The next thing I tried was JPEG lossless, using the same libjpeg-turbo library that Teleport uses, but in the newer beta 3 version, which introduces support for lossless. The CPU usage is better than with WebP, albeit still too high to be useful, and the bandwidth usage is even worse than with QOI, peeking at a little over 300 in the test loop, making it lose in all relevant aspects against QOI.
The only reason why it will probably still be in future releases is that I want to offer JPEG lossy anyway, for BGRA and Windows it's already implemented, and offering JPEG lossless in addition is literally just an additional checkbox in the settings and a handful of extra code lines, it's more effort to remove it again than to just keep it as it is now. I might reconsider if people start trying to use it the wrong way or with wrong expectations and keep on annoying me about it.

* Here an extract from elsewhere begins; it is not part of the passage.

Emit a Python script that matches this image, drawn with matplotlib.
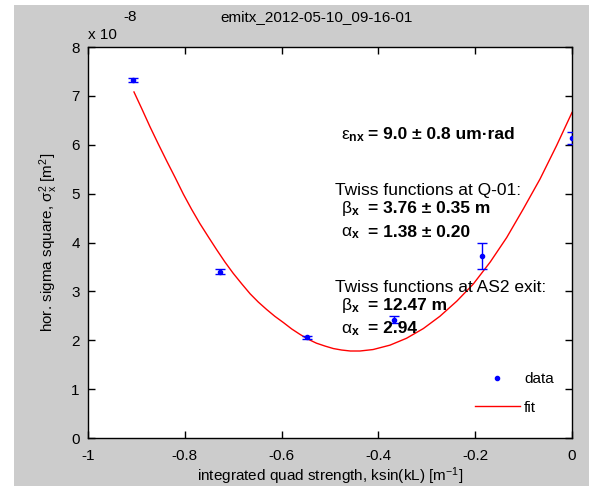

Also QOI is known to compress technical/artificial content like my gaming test loop especially well, so my comparison might be totally unfair, there might be content where JPEG lossless produces a lot better results.
Here's how the settings window is currently looking:
JPEG is mutually exclusive with the other options, selecting it will force-uncheck the other options and vice-versa, it just doesn't make sense to combine them.
The "QOI compression level" logic has a breaking change in the next release, currently level 1 would skip compression for 50% of frames (and you can't skip more than that), with the new logic level 5 would skip 50%, level 1 would compress only 10% of frames and level 10 stays the same and compresses all of them. By this it's giving an even higher range of control over the CPU vs. bandwidth usage trade-off, e.g. if you can almost do raw but just lack that tiny bit of extra bandwidth, level 1 might solve that now.
This makes sense for QOI, because whether compressed or not, ultimately all of the frames on the receiver will be exactly the same as the original frames from the sender. Meaning there will be no way to tell a difference between frames that were originally sent compressed and raw frames.
However, with this all being the toy for the kid I am I did something funny and also left this logic in place for JPEG lossy. It's an entirely different story there, because it means that e.g. with level 5 half of the frames will have a visual degradation from the lossy compression, while every 2nd frame retains the original quality. At 30 fps this means the stream alternates between full and lowered quality from frame to frame, 15 times per second. My assumption would be that there is a 95% chance that this doesn't make sense to configure the CPU/bandwidth usage trade-off compared to just using the JPEG quality option for that, but I still wanted to play with it just for fun, try and see whether it's actually visible to the human eye especially combined with lower JPEG quality and how the human eye interprets it. I also wonder what this means for further procession of the stream, e.g. for x264/x265 encoding. Do the encoders perform bad with this, because it creates a difference between 2 frames that otherwise wouldn't even have been that different, or maybe it doesn't matter too much, since these encoders also apply a lossy logic so the 2 frames end up being very similar anyway? I guess I will find out
When looking at other lossless compression options, there indeed are still a few more interesting candidates. First and foremost there is QOIR, which is an enhanced version of QOI, but better in all aspects, producing a better compression ratio with smaller CPU usage, at least in theory. Swapping QOI for this would be an obvious choice. Unfortunately it's also a lot more complex than QOI, so a pure managed C# implementation as I have for QOI right now doesn't seem to be feasible, I will probably have to include it as a separate native library, making it harder to use cross-platform.
The QOIR author has also produced some benchmarks that are interesting for me
here, because from that table fpng(e) and LZ4PNG could provide a bit higher throughput while sacrificing some compression rate for it, so I definitely want to have a look into that.
Losslessly compressing on the GPU (e.g. with nvComp) might also be interesting, but I have absolutely zero experience with GPU coding, so I don't know whether I really want to go down that route and what to expect from it. I could also try to utilize NVENC (H.264/H.265/AV1) for a lossy GPU based option.
I have yet to decide on whether after finishing all these experiments only a few algorithms will survive and stay (there's still always the compression level option to adapt it to specific needs) or whether I keep that many of them. It will depend on whether I get the impression that they perform very different based on the content they are applied to or whether that doesn't matter a lot. My favorite option would be to eventually keep only one lossy and one lossless compression (The Best™ of each for most common scenarios) because that also means less work maintaining them in the future.
Other things I have been working on and continue to work on right now is enhanced frame buffering/sorting logics, my current code already is a bit improved compared to 0.6.0, which can still produce frames in the wrong order when not synced to the OBS render thread, causing issues in OBS.
And of course I also want to implement a filter solution that can be applied to a single source. I realize that this is probably something that many people would want more than all of the other things mentioned here, but for me it makes sense to do this later to save me from having to do stuff twice for the output and the filter.